=== THE PROBLEM ===
Nothing but the lines from the top of the data to the line holding "plt.rcParams['mathtext.default'] = 'regular'" should be printed, word for word and both ends included; leave the pictures out.

=== PROVIDED MATERIAL ===

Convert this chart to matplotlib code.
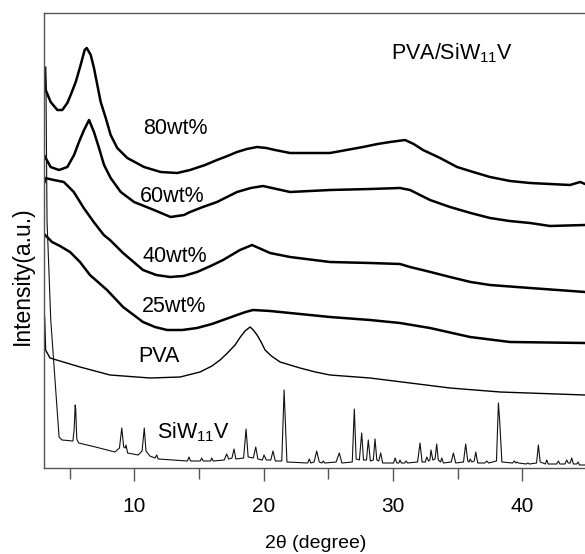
import matplotlib
matplotlib.use("Agg")
import matplotlib.pyplot as plt
from matplotlib.ticker import MultipleLocator

plt.rcParams['font.family'] = ['Liberation Sans', 'DejaVu Sans']
plt.rcParams['mathtext.default'] = 'regular'

# ---- data (2theta in degree, intensity in a.u.) ----
wt80_2theta = [3.06, 3.15, 3.53, 4.05, 4.43, 4.82, 5.08, 5.47, 5.85, 6.16, 6.32, 6.63, 6.88, 7.14, 7.40, 7.79,
               8.17, 8.68, 9.46, 10.75, 12.04, 13.32, 14.31, 15.47, 16.39, 17.2, 17.94, 18.7, 19.49, 20.2,
               20.88, 22.04, 23.59, 25.13, 26.4, 27.68, 28.8, 29.77, 30.93, 31.6, 32.32, 33.64, 34.95,
               36.2, 37.50, 39.05, 40.60, 42.14, 43.69, 44.47, 44.85]
wt80_int = [401, 379, 367, 359, 359, 366, 374, 387, 404, 419, 421, 414, 401, 384, 367, 351,
            334, 321, 311, 302, 297, 296, 299, 304, 309, 313, 317, 320, 322, 321,
            319, 316, 316, 316, 319, 322, 325, 327, 329, 325, 319, 311, 302,
            297, 292, 288, 286, 285, 284, 287, 285]

wt60_2theta = [3.06, 3.53, 4.18, 4.82, 5.34, 5.72, 6.11, 6.50, 6.88, 7.27, 7.66, 8.17, 8.95, 9.98, 11.52,
               12.81, 13.84, 14.31, 15.3, 16.39, 17.94, 19.0, 19.95, 21.0, 22.04, 25.13, 28.22, 30.54,
               31.32, 32.86, 34.41, 36.0, 37.50, 39.0, 40.60, 42.14, 44.85]
wt60_int = [313, 302, 299, 302, 314, 327, 339, 349, 337, 321, 304, 291, 277, 267, 259,
            252, 254, 257, 262, 267, 277, 281, 283, 280, 277, 279, 280, 281,
            279, 269, 262, 256, 251, 248, 246, 243, 244]

wt40_2theta = [3.06, 3.09, 3.78, 4.55, 5.32, 6.09, 6.86, 7.64, 8.12, 9.13, 10.67, 11.7, 12.76, 13.8, 14.85,
               15.9, 16.86, 18.17, 19.10, 19.8, 20.49, 22.04, 25.13, 28.22, 30.54, 31.32, 32.9, 34.41,
               36.0, 37.50, 40.60, 44.85]
wt40_int = [287, 291, 289, 287, 277, 261, 247, 234, 229, 216, 199, 194, 192, 193, 197,
            203, 209, 219, 224, 220, 216, 212, 207, 206, 205, 202, 197, 192,
            187, 184, 181, 177]

wt25_2theta = [3.10, 3.64, 4.25, 5.03, 5.80, 6.57, 7.89, 9.13, 10.67, 11.6, 12.53, 13.7, 14.85, 16.0, 16.86,
               17.94, 18.6, 19.18, 20.5, 22.04, 25.13, 28.22, 30.54, 32.86, 35.96, 39.05, 44.85]
wt25_int = [234, 227, 223, 217, 207, 194, 179, 162, 147, 142, 139, 139, 141, 145, 149,
            154, 157, 159, 158, 156, 152, 149, 146, 141, 132, 127, 126]

pva_2theta = [3.06, 3.14, 3.48, 5.80, 8.12, 11.21, 13.54, 15.08, 16.0, 16.63, 17.2, 17.79, 18.2, 18.56,
              18.95, 19.2, 19.49, 19.8, 20.11, 20.6, 21.27, 22.81, 24.0, 25.13, 28.22, 31.32, 34.41,
              38.28, 44.85]
pva_int = [152, 119, 111, 102, 94, 91, 92, 97, 103, 109, 116, 124, 132, 138,
           142, 139, 134, 127, 119, 113, 107, 101, 97, 94, 91, 86, 81,
           77, 74]

siw_2theta = [3.16, 3.25, 3.54, 3.87, 4.18, 4.41, 5.25, 5.35, 5.43, 5.47, 5.55, 5.7, 7.0, 8.5, 8.85, 9.03, 9.18,
              9.3, 9.36, 9.48, 10.3, 10.6, 10.77, 10.9, 11.2, 11.6, 11.73, 11.85, 14.1, 14.23, 14.35, 15.1,
              15.21, 15.32, 15.9, 15.98, 16.1, 16.95, 17.14, 17.3, 17.55, 17.71, 17.85, 18.45, 18.64, 18.8,
              19.2, 19.39, 19.55, 19.9, 20.03, 20.2, 20.55, 20.72, 20.9, 21.4, 21.58, 21.8, 23.4, 23.53,
              23.65, 23.9, 24.10, 24.3, 24.5, 24.61, 24.72, 25.6, 25.85, 26.05, 26.85, 27.01, 27.15, 27.4,
              27.58, 27.72, 27.95, 28.09, 28.25, 28.48, 28.61, 28.75, 28.9, 29.05, 29.2, 30.05, 30.16, 30.3,
              30.45, 30.54, 30.65, 30.9, 31.01, 31.12, 31.9, 32.09, 32.25, 32.5, 32.61, 32.75, 32.85, 32.94,
              33.08, 33.25, 33.38, 33.5, 33.68, 33.77, 33.9, 34.5, 34.67, 34.85, 35.45, 35.62, 35.78, 35.88,
              35.96, 36.1, 36.28, 36.40, 36.55, 37.1, 37.25, 37.4, 38.0, 38.15, 38.24, 38.3, 38.42, 39.25,
              39.38, 39.5, 39.6, 39.7, 40.3, 40.42, 40.55, 41.1, 41.24, 41.38, 41.78, 41.89, 42.0, 42.65,
              42.79, 42.9, 43.3, 43.43, 43.55, 43.7, 43.82, 43.95, 44.2, 44.31, 44.42, 45.0]
siw_int = [402, 249, 149, 89, 32, 29, 28, 40, 64, 60, 30, 26, 22, 17, 21, 41, 22,
           21, 24, 16, 14, 18, 41, 18, 13, 11, 14, 10, 8, 12, 8, 8,
           11, 8, 8, 11, 8, 9, 15, 10, 11, 20, 10, 11, 40, 12,
           11, 22, 10, 9, 14, 9, 9, 18, 8, 8, 79, 7, 6, 10,
           6, 7, 18, 7, 6, 8, 6, 7, 16, 6, 7, 60, 10, 9,
           36, 9, 9, 29, 8, 9, 30, 9, 8, 16, 6, 6, 11, 6,
           6, 9, 6, 6, 8, 6, 7, 26, 7, 7, 12, 8, 9, 19,
           9, 10, 25, 9, 7, 11, 6, 7, 16, 6, 7, 25, 8, 7,
           10, 7, 8, 17, 6, 6, 8, 6, 8, 66, 50, 36, 7, 6,
           8, 6, 7, 6, 5, 6, 5, 6, 24, 7, 5, 9, 5, 5,
           8, 5, 5, 9, 6, 6, 11, 5, 5, 7, 4, 4]

curve_labels = ["80wt%", "60wt%", "40wt%", "25wt%", "PVA", "SiW$_{11}$V"]
label_x = [10.67, 10.44, 10.67, 10.60, 10.29, 11.75]
label_y = [341, 272, 212, 163, 112, 37]
title_text = "PVA/SiW$_{11}$V"

# ---- figure ----
fig = plt.figure(figsize=(5.85, 5.54), dpi=100)
ax = fig.add_axes([44.3 / 585, 86 / 554, 542.7 / 585, 455 / 554])

for xs, ys in [(wt80_2theta, wt80_int), (wt60_2theta, wt60_int),
               (wt40_2theta, wt40_int), (wt25_2theta, wt25_int)]:
    ax.plot(xs, ys, color='black', lw=1.8, solid_joinstyle='round')
ax.plot(pva_2theta, pva_int, color='black', lw=1.0)
ax.plot(siw_2theta, siw_int, color='#111111', lw=0.8)

for t, x, y in zip(curve_labels, label_x, label_y):
    ax.text(x, y, t, fontsize=15.5, ha='left', va='center')
ax.text(29.86, 416, title_text, fontsize=15.5, ha='left', va='center')

ax.set_xlim(3.04, 45.0)
ax.set_ylim(1, 456)
ax.xaxis.set_major_locator(MultipleLocator(10))
ax.xaxis.set_minor_locator(MultipleLocator(5))
ax.tick_params(axis='x', which='major', direction='out', length=9, width=1.0,
               color='#555555', labelsize=15, pad=12)
ax.tick_params(axis='x', which='minor', direction='out', length=8, width=1.0, color='#555555')
ax.set_yticks([])
for s in ax.spines.values():
    s.set_color('#555555')
    s.set_linewidth(1.0)

ax.set_xlabel("2θ (degree)", fontsize=14)
ax.xaxis.set_label_coords(0.5, -0.147)
ax.xaxis.label.set_va('top')
ax.set_ylabel("Intensity(a.u.)", fontsize=16.5)
ax.yaxis.set_label_coords(-0.041, 0.422)
ax.yaxis.label.set_va('center')

fig.savefig("out.png", dpi=100)
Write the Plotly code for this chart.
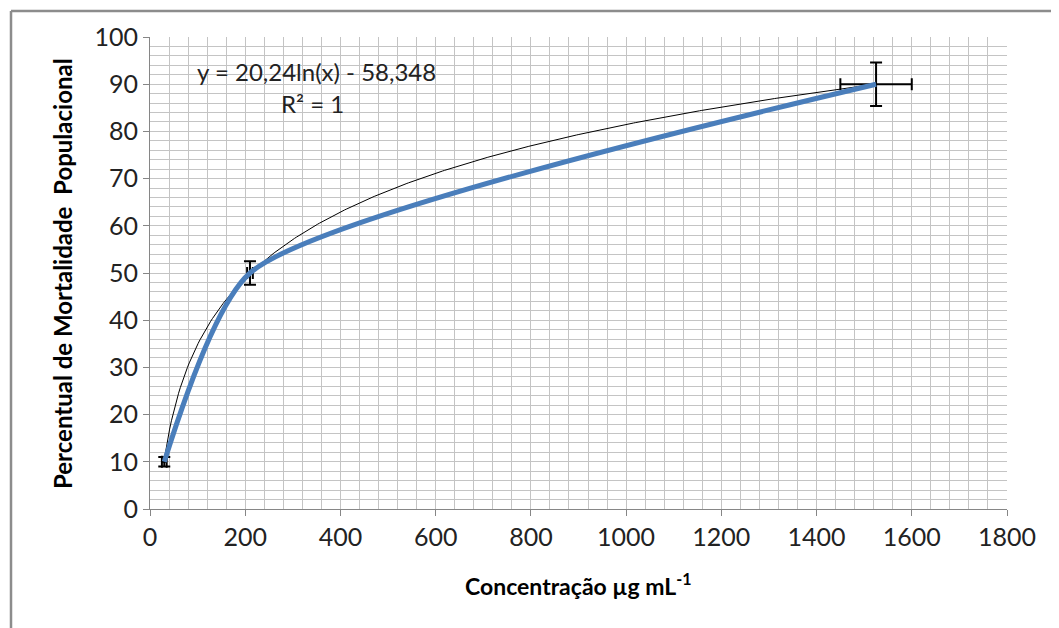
import numpy as np
import plotly.graph_objects as go

# data
conc = [30, 210, 1525]
mortality = [10, 50, 90]
err_y = [1.0, 2.5, 4.6]
err_x = [5, 6, 75]

# logarithmic trendline coefficients (y = a ln(x) + b)
trend_a = 20.24
trend_b = -58.348
trend_label = "y = 20,24ln(x) - 58,348"
r2_label = "R² = 1"

x_ticks = list(range(0, 1801, 200))
y_ticks = list(range(0, 101, 10))

FONT = "Lato"

fig = go.Figure()

tx = np.linspace(min(conc), max(conc), 400)
ty = trend_a * np.log(tx) + trend_b
fig.add_trace(go.Scatter(x=tx, y=ty, mode="lines",
                         line=dict(color="black", width=1), hoverinfo="skip",
                         showlegend=False))

fig.add_trace(go.Scatter(
    x=conc, y=mortality, mode="lines",
    line=dict(color="#4A7EBB", width=5, shape="spline", smoothing=0.6),
    error_y=dict(type="data", array=err_y, color="black", thickness=2, width=6),
    error_x=dict(type="data", array=err_x, color="black", thickness=2, width=6),
    showlegend=False))

grid = "#c4c4c4"
axis_common = dict(showline=True, linecolor="#868686", linewidth=1,
                   ticks="outside", ticklen=6, tickcolor="#868686",
                   showgrid=True, gridcolor=grid, gridwidth=1,
                   zeroline=False, tickfont=dict(family=FONT, size=25, color="#222"))

fig.update_xaxes(range=[0, 1800], tickvals=x_ticks,
                 minor=dict(dtick=40, showgrid=True, gridcolor=grid, ticks=""),
                 **axis_common)
fig.update_yaxes(range=[0, 100], tickvals=y_ticks,
                 minor=dict(dtick=2, showgrid=True, gridcolor=grid, ticks=""),
                 **axis_common)

fig.add_annotation(x=0.052, y=0.926, xref="paper", yref="paper",
                   xanchor="left", yanchor="middle",
                   text=trend_label, showarrow=False,
                   font=dict(family=FONT, size=24, color="#222"))
fig.add_annotation(x=0.19, y=0.86, xref="paper", yref="paper",
                   xanchor="center", yanchor="middle",
                   text=r2_label, showarrow=False,
                   font=dict(family=FONT, size=24, color="#222"))

fig.add_annotation(x=0.5, y=-0.161, xref="paper", yref="paper",
                   xanchor="center", yanchor="middle",
                   text="<b>Concentração µg mL<sup>-1</sup></b>", showarrow=False,
                   font=dict(family=FONT, size=23, color="black"))
fig.add_annotation(x=-0.1027, y=0.5, xref="paper", yref="paper", textangle=-90,
                   xanchor="center", yanchor="middle",
                   text="<b>Percentual de Mortalidade  Populacional</b>", showarrow=False,
                   font=dict(family=FONT, size=24, color="black"))

# outer chart border (left and top edges)
fig.add_shape(type="line", xref="paper", yref="paper",
              x0=(11 - 150) / 857, x1=(1059 - 150) / 857,
              y0=(509 - 11) / 472, y1=(509 - 11) / 472,
              line=dict(color="#8c8c8c", width=2.5), layer="above")
fig.add_shape(type="line", xref="paper", yref="paper",
              x0=(11 - 150) / 857, x1=(11 - 150) / 857,
              y0=(509 - 11) / 472, y1=-0.3,
              line=dict(color="#8c8c8c", width=2.5), layer="above")

fig.update_layout(width=1059, height=628,
                  margin=dict(l=142, r=60, t=29, b=127),
                  plot_bgcolor="white", paper_bgcolor="white")

fig.write_html("out.html")
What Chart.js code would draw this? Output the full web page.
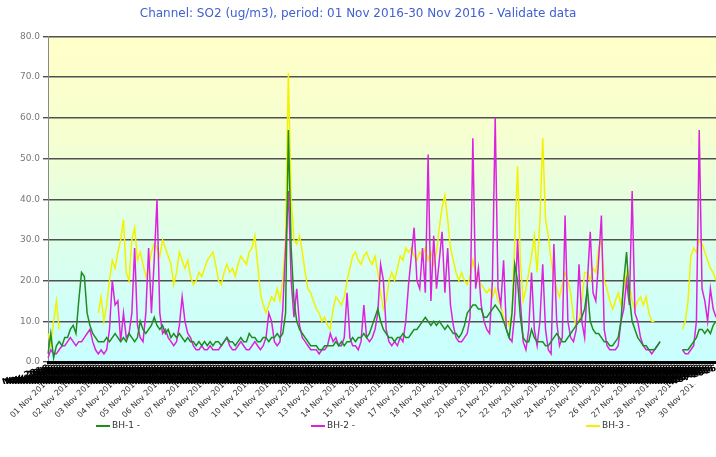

=== COMPLETE OUTPUT ===
Convert this chart to matplotlib code.
import matplotlib
matplotlib.use("Agg")
import matplotlib.pyplot as plt
from matplotlib.ticker import MultipleLocator

plt.rcParams['font.family'] = ['Liberation Sans', 'DejaVu Sans']
plt.rcParams['mathtext.default'] = 'regular'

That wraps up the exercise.